That seems like the American approach, yeah.
Not sure what's wrong with being Italocentric here. But what do we call the period from Gutenberg to . . . whenever we move on to the next era?
Age of Italian Imitation? Or does that sound too much like Italy is doing the imitating?
To my mind, it starts a bit later than Gutenberg. Let's say, around 1480 or so.
Now, I think you can call it "Renaissance" until the mid of the following century or a bit later.
But in Italy we tend to split it into smaller units ("Umanesimo", "Rinascimento", "Manierismo" and so on) based essentially on trends of art history.

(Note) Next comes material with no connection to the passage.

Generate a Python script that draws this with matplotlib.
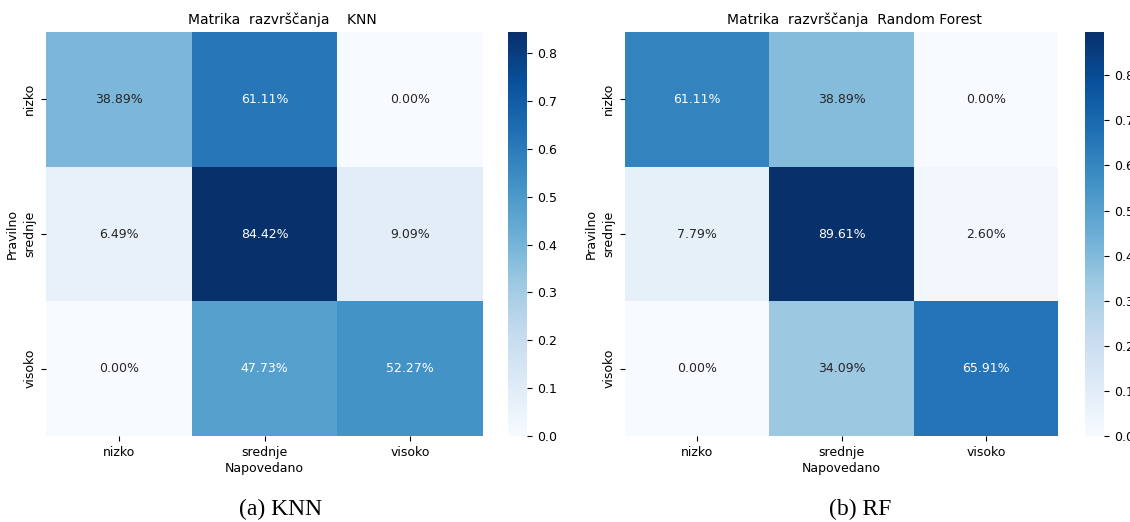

A point is that different places, even within Italy, knew this kind of process in different times. Manueline Portugal was contemporary to the climax of Italian Renaissance, but its architecture was fully and clearly Gothic. And my hometown, barely one hundred kilometres from Urbino, had a basically "medieval" figurative tradition in early 1500s when Urbino, Rome, Venice and other centres were Renaissance in full swing with Piero della Francesca, Raffaello, etc.
I am no art historian, but provincial cities in Italy (not mention northern Europe) are really striking in this. You can see mixes of late Gothic and Renaissance everywhere, and even very late.
Similar things happened in philosophy, though here things are more complicated.
Places like Poland started being influenced by Italian styles when that stuff was already in relative decline in Italy (in the main centres at least).